The cantred - the medieval Irish territorial unit, roughly equivalent to a small county - that Theobald gave to the abbey was already divided by Gaelic family. The charter speaks of "Uaithne O'Cahalan" and "Uaithne O'Cliach" - two branches of the local Gaelic ruling families, the O'Cathalans and the O'Cliachs (the latter possibly the family later anglicised as Clay or Cleary). What the Cistercians built here was a Norman ecclesiastical institution dropped into a fully Gaelic landscape. The monks would have spoken Norman French among themselves and Latin in their offices; the local people spoke Irish; the charters and rentals were drawn up in Latin and later in English.

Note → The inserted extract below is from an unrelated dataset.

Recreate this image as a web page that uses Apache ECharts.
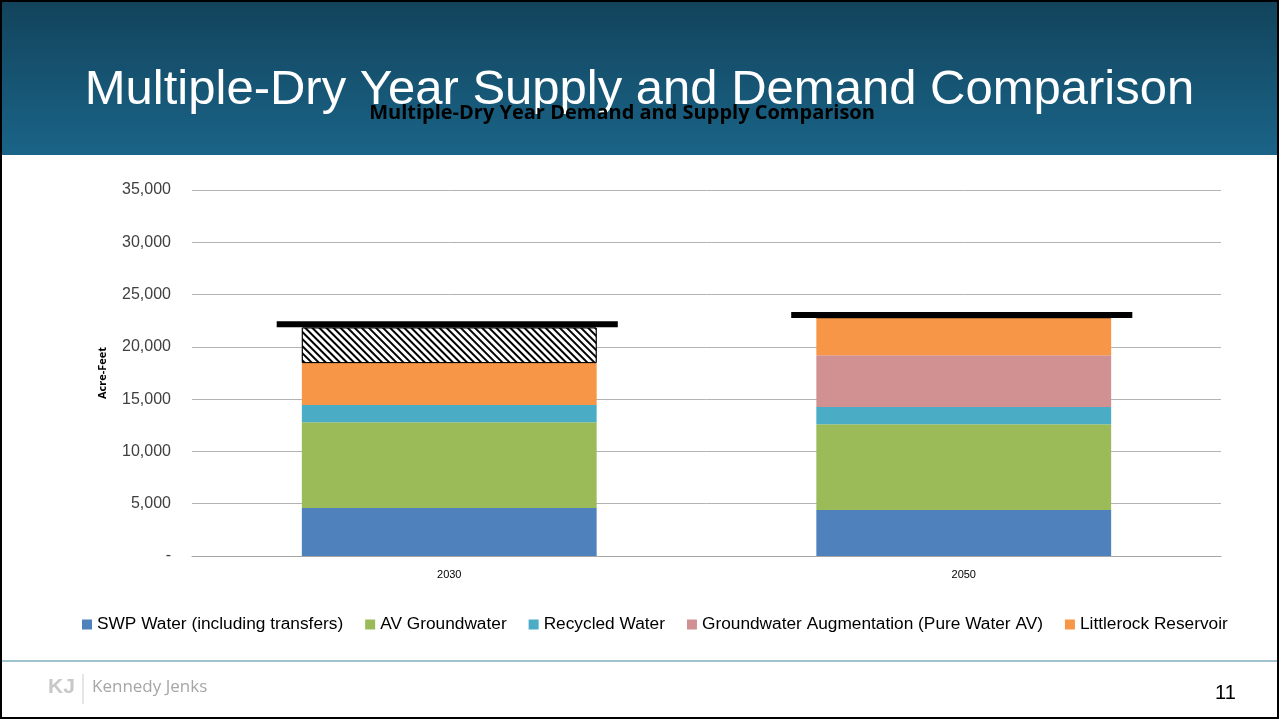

The graveyard at modern Abington - the hamlet's name itself a corruption of Abbey-Town - still preserves traces of the architectural footprint. The boundaries described in the 1205 charter are, the antiquarians established, almost identical with the boundaries of modern Abington (Murroe and Boher) parish.

Elizabeth and Boyle

In the early fourteenth century the abbey held property as distant as Athnid parish in Tipperary. It survived the Black Death, the Norman decline, and the long Gaelic resurgence of the fifteenth century. What it did not survive was Henry VIII's dissolution of the monasteries. Around 1563 Queen Elizabeth I granted the abbey and all its possessions to a Captain Walshe, who built a new house near the old monastic buildings. The Walshes held it as part of the Elizabethan resettlement of Munster. In 1609 Sir E. Walsh conveyed part of the lands to Sir Richard Boyle - the same Richard Boyle who was simultaneously buying up Lismore Castle and the rest of Walter Raleigh's south Munster estates and turning himself into the wealthiest man in early seventeenth-century Ireland. The Walshes kept some of the property, but lost it again in the great forfeitures that followed the Catholic uprising of 1641. The estates returned to the Crown, then passed through the usual chain of post-Cromwellian planters.

Stones in a graveyard

There is no abbey to visit. The medieval church and conventual buildings were progressively dismantled across the centuries - some stones reused in farmhouses, some in field walls, some quarried away. What survives, in the small graveyard in the hamlet of Abington just south of Murroe in east County Limerick, are traces of the architectural layout: foundations, fragments of carved stone, the outline of walls beneath the turf. The Cistercians chose this site for its quiet water and good pasture, and the landscape is much the same now as it was when Theobald Walter granted it: the Mulkear running past, the rolling foothills of the Slievefelim Mountains rising to the north, the wooded valleys spreading west toward Limerick city. The charter that founded Wothney is still extant, in copies and in published memorials, with all its terror of judicial fire and water reduced now to a curious medieval Latin text. The monks are seven hundred years gone. The river still runs.

From the Air

The Abbey of Woney site is at 52.63 N, 8.43 W at Abington, just south of Murroe in east County Limerick, on the Mulkear (Mulcair) River in the Slievefelim foothills. Shannon (EINN) is 18 nm northwest; Cork (EICK) 50 nm south; Waterford (EIWF) 60 nm east-southeast. Recommended viewing altitude 1,500-2,500 ft AGL. The site is a small graveyard at the hamlet of Abington, identifiable from the air by the village cluster and the line of the Mulkear River. Glenstal Abbey (still operating) is 1.5 nm north at Murroe. The Slievefelim Mountains rise to the north and east; the broad lowlands of County Limerick stretch west toward the city.